Republican Yvette Herrell campaigned for the 2nd Congressional District on a Trump-like platform—pro-border wall and speaking about illegal immigration—and appeared alongside Vice President Mike Pence and White House counselor Kellyanne Conway.
And after narrowly losing the congressional race to Democrat Xochitl Torres Small in Tuesday’s election, Herrell showed up on President Donald Trump’s favorite TV network Saturday. The state legislator told a Fox News host that she isn’t conceding to Torres Small, and she questioned the counting of absentee ballots that provided the final margin of victory for her opponent.
Herrell spoke on “Justice with Judge Jeanine,” a program Trump himself appeared on before.
According to Herrell, an hour after some media outlets called the race and she gave her victory speech, the Secretary of State’s office called and said, “They had magically found 4,000 ballots that had not been counted.” She said about an hour and a half later, the office said there were an additional 4,000 ballots.
The Secretary of State’s office said the election was fiar.
“Doña Ana County voters can have every confidence that their votes were counted properly and in accordance with the law and any suggestion that absentee ballots were somehow ‘magically found’ on election night is simply false,” spokesman Alex Curtas said in a statement.
These ballots were absentee ballots in Doña Ana County. NM Political Report wrote about the absentee ballot process in the county and how the county received more absentee ballots than the last two elections combined.
Herrell said the county knew there was record absentee turnout, and said the county clerk said they forgot about them. This is not true, however: The county clerk told NM Political Report that poll workers had been working on counting the ballots all day Tuesday.

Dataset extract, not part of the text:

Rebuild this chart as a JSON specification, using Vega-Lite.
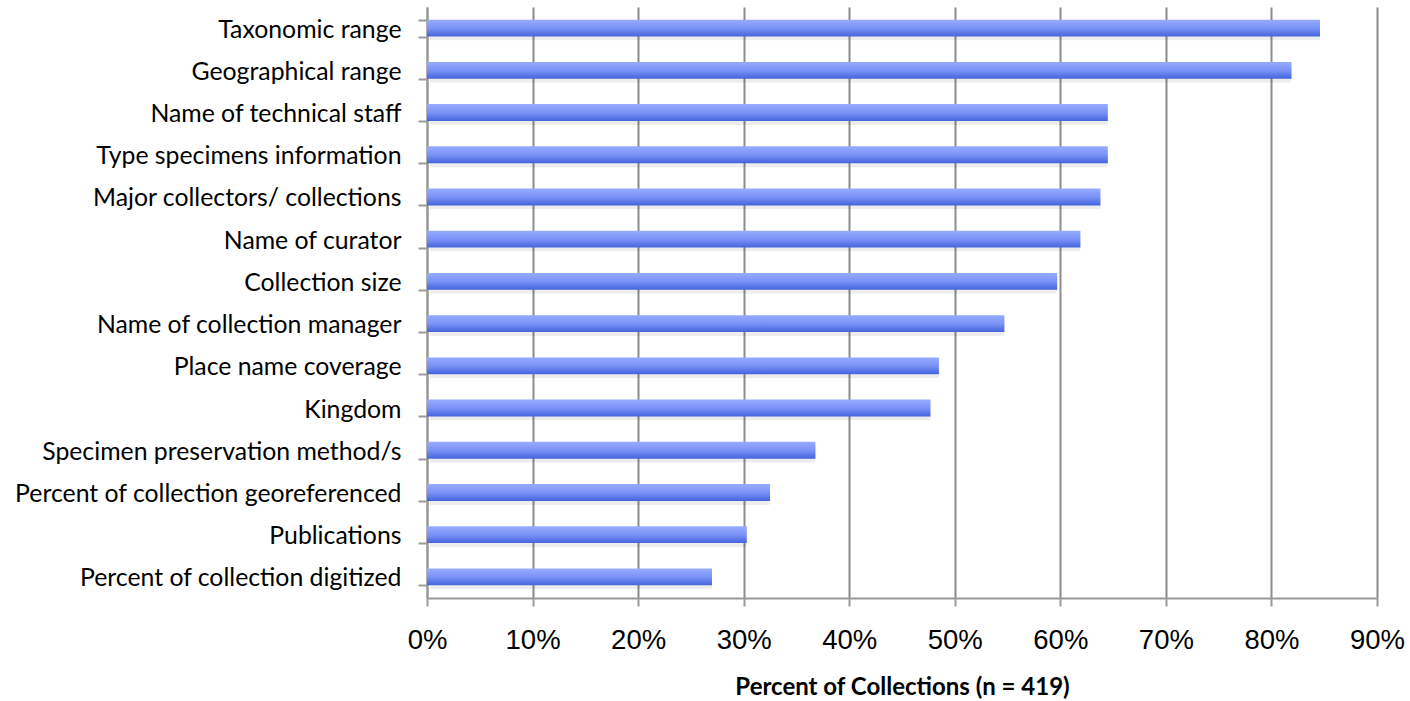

“I think that maybe we need to look into it a little bit more,” Herrell said of the ballots that they finished counting the night after the election.
When asked what she would do, she did not provide any specifics, but said “this is about voter integrity and restoring voter confidence.”
“We need to look into it, shine some light on it and make sure if there’s problems, let’s fix them,” she said.
The Albuquerque Journal’s political consultant Brian Sanderoff explained his mistake when he called the race Tuesday in an interview with the Santa Fe Reporter last week.
“If I knew those early and absentee votes were not in the mix, I would have known Xochitl was going to win,” Sanderoff told the alt-weekly.
Some outlets, like the Associated Press and New York Times, did not call the race Tuesday night.
Herrell’s appearance on the program echoed Trump’s narrative on close U.S. Senate races in Florida and Arizona. The Florida race is going to a recount, while officials in Arizona continue to count hundreds of thousands of votes.
The program’s host, Jeanine Pirro, incorrectly said the district has been held by a Republican for the last 16 years (a Democrat held the seat from 2009-2010) and was unable to pronounce Torres Small’s first name (Herrell replied, “That’s pretty close” when Pirro asked if her mangled pronunciation was correct). Herrell corrected Pirro when the host asked about the county commissioner in charge—it is the county clerk who counts ballots.
Pirro also falsely said that Doña Ana County “added” new ballots, referring to the absentee ballots.
All election results are still unofficial until the state canvass takes place later this month.
And even if a media outlet calls the race or a candidate declares victory, that does not mean the results are official.